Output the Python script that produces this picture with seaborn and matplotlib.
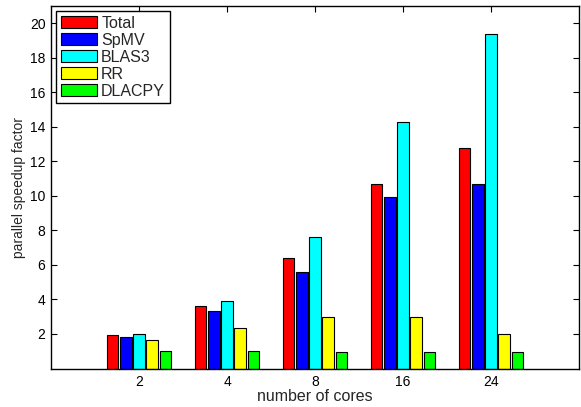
import matplotlib
matplotlib.use("Agg")
import matplotlib.pyplot as plt
import numpy as np
import pandas as pd
import seaborn as sns

# Parallel speedup per kernel for each core count
cores = ["2", "4", "8", "16", "24"]
kernels = ["Total", "SpMV", "BLAS3", "RR", "DLACPY"]
total = [1.94, 3.62, 6.40, 10.66, 12.75]
spmv = [1.82, 3.31, 5.57, 9.91, 10.66]
blas3 = [2.00, 3.91, 7.60, 14.29, 19.37]
rr = [1.65, 2.36, 2.98, 2.98, 2.00]
dlacpy = [1.01, 1.00, 0.97, 0.96, 0.94]
yticks = [2, 4, 6, 8, 10, 12, 14, 16, 18, 20]

colors = ["#ff0000", "#0000ff", "#00ffff", "#ffff00", "#00ff00"]

series = [total, spmv, blas3, rr, dlacpy]
df = pd.DataFrame(
    [(c, k, v) for k, vals in zip(kernels, series) for c, v in zip(cores, vals)],
    columns=["cores", "kernel", "speedup"],
)

sns.set_style("ticks")
plt.rcParams["font.family"] = ["Liberation Sans", "DejaVu Sans"]
plt.rcParams["axes.linewidth"] = 1.0

fig = plt.figure(figsize=(5.81, 4.07), dpi=100)
ax = fig.add_axes([51 / 581, 38.5 / 407, 528 / 581, 362.5 / 407])

sns.barplot(
    data=df, x="cores", y="speedup", hue="kernel",
    order=cores, hue_order=kernels, palette=colors,
    width=0.755, gap=0.12, errorbar=None,
    edgecolor="black", linewidth=0.8, saturation=1.0, ax=ax,
)

ax.set_xlim(-1, 5)
ax.set_ylim(0, 21)
ax.set_yticks(yticks)
ax.set_yticklabels([str(t) for t in yticks])

for side in ["top", "right", "left", "bottom"]:
    ax.spines[side].set_visible(True)
    ax.spines[side].set_color("black")

ax.tick_params(axis="both", direction="in", length=4, width=0.8,
               top=True, right=True, labelsize=10, colors="black")
ax.tick_params(axis="x", pad=5)
ax.tick_params(axis="y", pad=4)

ax.set_xlabel("number of cores", fontsize=11.5, labelpad=0)
ax.set_ylabel("parallel speedup factor", fontsize=10, labelpad=3)

leg = ax.legend(
    loc="upper left", bbox_to_anchor=(0.0095, 0.986), borderaxespad=0,
    fontsize=11.5, frameon=True, fancybox=False, framealpha=1,
    edgecolor="black", handlelength=2.25, handleheight=0.8,
    handletextpad=0.28, labelspacing=0.12, borderpad=0.3, title=None,
)
leg.get_frame().set_linewidth(1.0)

fig.savefig("out.png", dpi=100)
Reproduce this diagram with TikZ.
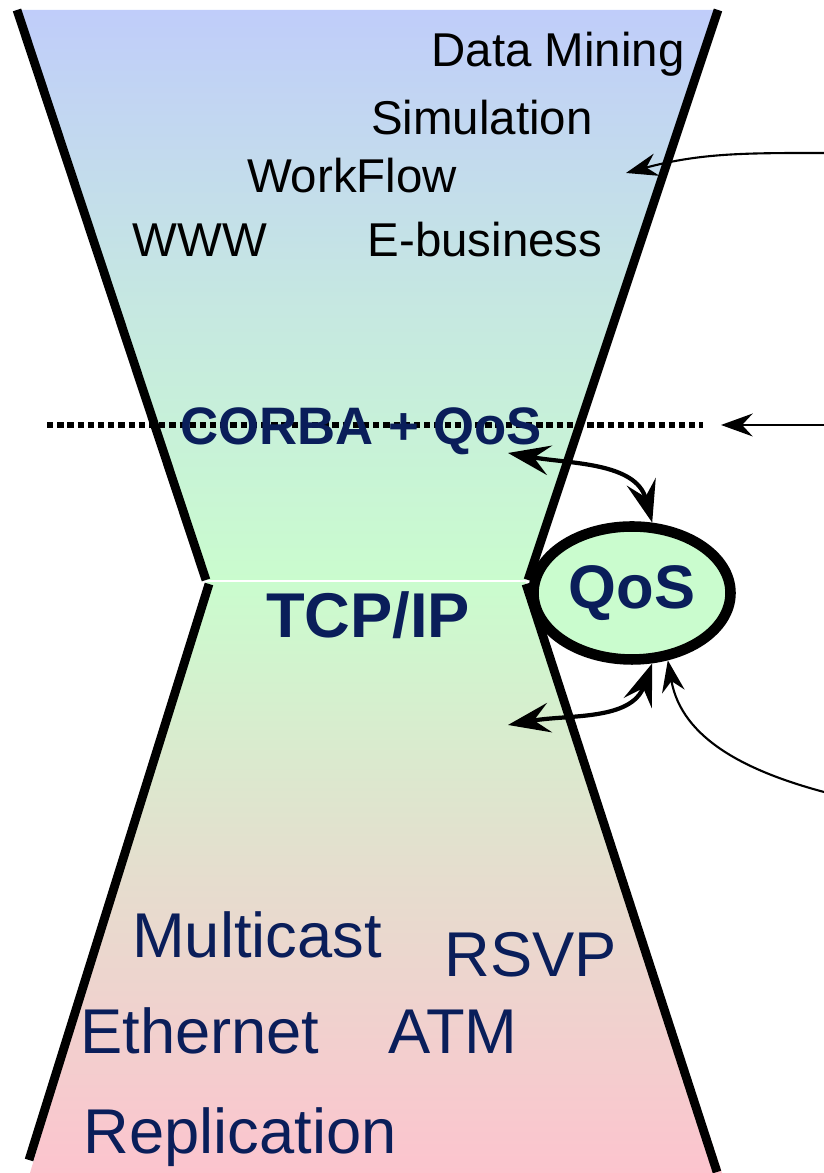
++++++++++
**Short problem**
Each line above that includes "matplotlib" counts once; state the total and nothing more.

**The solution**
4